((
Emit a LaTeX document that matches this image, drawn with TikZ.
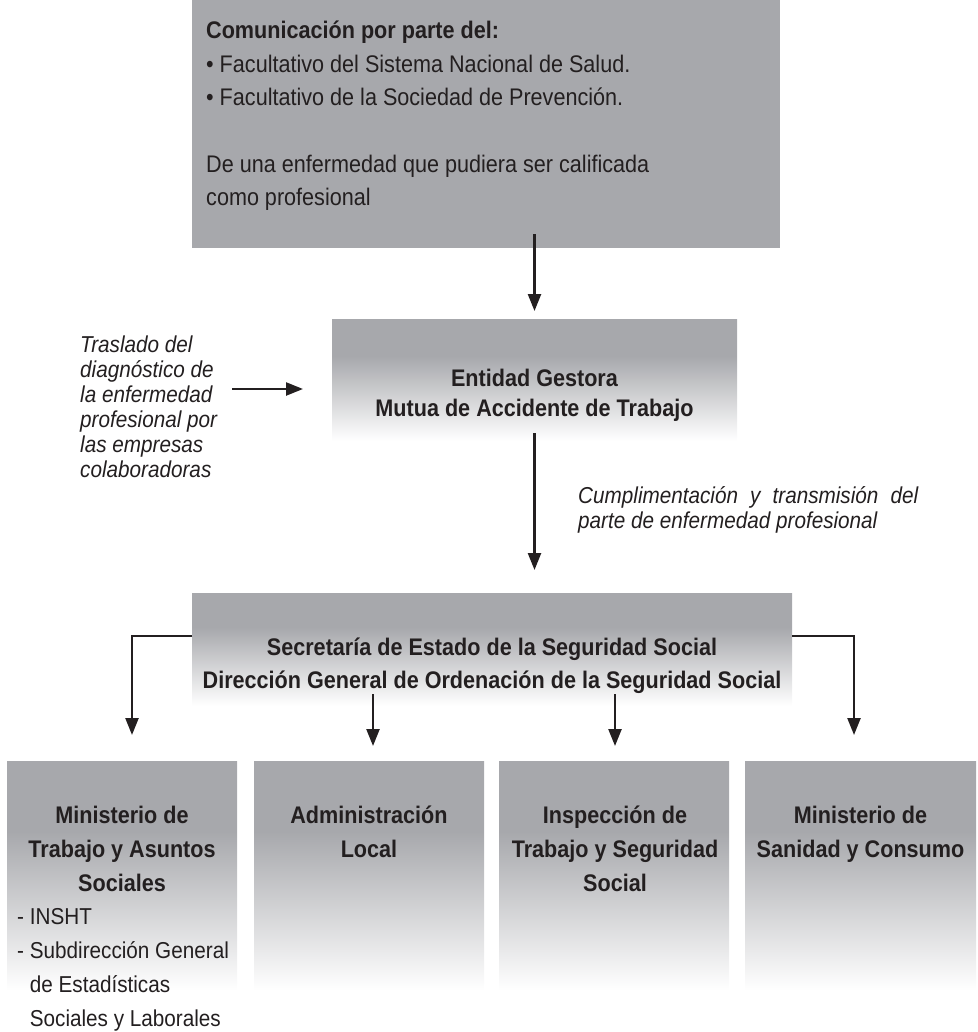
\documentclass[tikz,border=0pt]{standalone}
\usepackage{fontspec}
\setmainfont{Liberation Sans}[FakeStretch=0.9]
\usetikzlibrary{arrows.meta,fit}
\definecolor{boxgray}{RGB}{167,168,172}
\definecolor{ink}{RGB}{35,31,32}
% gray on top, fading to white at the bottom
\pgfdeclareverticalshading{boxfade}{100bp}{color(0bp)=(white); color(26bp)=(white); color(60bp)=(boxgray); color(100bp)=(boxgray)}

\begin{document}
\begin{tikzpicture}[x=1pt,y=-1pt,
    flat/.style={inner sep=0pt, outer sep=0pt, fill=boxgray},
    box/.style={inner sep=0pt, outer sep=0pt, shading=boxfade},
    head/.style={inner sep=0pt, text=ink, align=center, font=\bfseries\fontsize{24}{#1}\selectfont},
    head/.default=34,
    body/.style={inner sep=0pt, text=ink, align=left, font=\fontsize{24}{33.3}\selectfont},
    note/.style={inner sep=0pt, text=ink, align=left, font=\itshape\fontsize{23}{25}\selectfont},
    arr/.style={draw=ink, line width=2.4pt, -{Triangle[length=17pt,width=13pt]}}]
    \useasboundingbox (0,0) rectangle (977,1032);

    % boxes from top to down
    \node[flat, fit={(192,0) (780,248)}] (topbox) {};
    \node[box, fit={(332,319) (737,443)}] (midbox) {};
    \node[box, fit={(192,593) (792,708)}] (secbox) {};
    \node[box, fit={(7,761) (237,995)}] (minbox) {};
    \node[box, fit={(254,761) (484,995)}] (admbox) {};
    \node[box, fit={(499,761) (729,995)}] (insbox) {};
    \node[box, fit={(745,761) (976,995)}] (sanbox) {};

    % texts (base = baseline of the last line)
    \node[body, anchor=base west] (comtext) at (206,205.5) {\textbf{Comunicación por parte del:}\\• Facultativo del Sistema Nacional de Salud.\\• Facultativo de la Sociedad de Prevención.\\[33.3pt]De una enfermedad que pudiera ser calificada\\como profesional};
    \node[head=30, anchor=base] (midtext) at (534.5,416.5) {Entidad Gestora\\Mutua de Accidente de Trabajo};
    \node[note, anchor=base west] (traslado) at (80,477) {Traslado del\\diagnóstico de\\la enfermedad\\profesional por\\las empresas\\colaboradoras};
    \node[note, anchor=base west, text width=340pt, align=justify] (parte) at (578,503) {Cumplimentación y transmisión del parte de enfermedad profesional};
    \node[head=33, anchor=base] (sectext) at (492,688.5) {Secretaría de Estado de la Seguridad Social\\Dirección General de Ordenación de la Seguridad Social};
    \node[head, anchor=base] (mintext) at (122,891.5) {Ministerio de\\Trabajo y Asuntos\\Sociales};
    \node[body, anchor=base west, font=\fontsize{23}{34}\selectfont] (minlist) at (17,1026.5) {- INSHT\\- Subdirección General\\\phantom{- }de Estadísticas\\\phantom{- }Sociales y Laborales};
    \node[head, anchor=base] (admtext) at (369,857.5) {Administración\\Local};
    \node[head, anchor=base] (instext) at (615,891.5) {Inspección de\\Trabajo y Seguridad\\Social};
    \node[head, anchor=base] (santext) at (860.5,857.5) {Ministerio de\\Sanidad y Consumo};

    % arrows
    \draw[arr] (midbox.north |- 0,234) -- ([yshift=8pt]midbox.north);
    \coordinate (lin) at (232,389);
    \draw[arr, shorten >=29pt] (lin) -- (lin -| midbox.west);
    \draw[arr, shorten >=23pt] ([yshift=10pt]midbox.south) -- (midbox.south |- secbox.north);
    \coordinate (lk) at (132,636);
    \coordinate (rk) at (854,636);
    \draw[arr, shorten >=26pt] (secbox.west |- lk) -- (lk) -- (lk |- minbox.north);
    \draw[arr, shorten >=26pt] (secbox.east |- rk) -- (rk) -- (rk |- sanbox.north);
    \coordinate (ak) at (373,694);
    \coordinate (ik) at (615,694);
    \draw[arr, shorten >=15pt] (ak) -- (ak |- admbox.north);
    \draw[arr, shorten >=15pt] (ik) -- (ik |- insbox.north);
\end{tikzpicture}
\end{document}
))
GOAL ->
From the first line above to the line containing "(0,0) rectangle (977,1032);", repeat each line exactly. Pictures stay out.

EXPECTED OUTPUT ->
Emit a LaTeX document that matches this image, drawn with TikZ.
\documentclass[tikz,border=0pt]{standalone}
\usepackage{fontspec}
\setmainfont{Liberation Sans}[FakeStretch=0.9]
\usetikzlibrary{arrows.meta,fit}
\definecolor{boxgray}{RGB}{167,168,172}
\definecolor{ink}{RGB}{35,31,32}
% gray on top, fading to white at the bottom
\pgfdeclareverticalshading{boxfade}{100bp}{color(0bp)=(white); color(26bp)=(white); color(60bp)=(boxgray); color(100bp)=(boxgray)}

\begin{document}
\begin{tikzpicture}[x=1pt,y=-1pt,
    flat/.style={inner sep=0pt, outer sep=0pt, fill=boxgray},
    box/.style={inner sep=0pt, outer sep=0pt, shading=boxfade},
    head/.style={inner sep=0pt, text=ink, align=center, font=\bfseries\fontsize{24}{#1}\selectfont},
    head/.default=34,
    body/.style={inner sep=0pt, text=ink, align=left, font=\fontsize{24}{33.3}\selectfont},
    note/.style={inner sep=0pt, text=ink, align=left, font=\itshape\fontsize{23}{25}\selectfont},
    arr/.style={draw=ink, line width=2.4pt, -{Triangle[length=17pt,width=13pt]}}]
    \useasboundingbox (0,0) rectangle (977,1032);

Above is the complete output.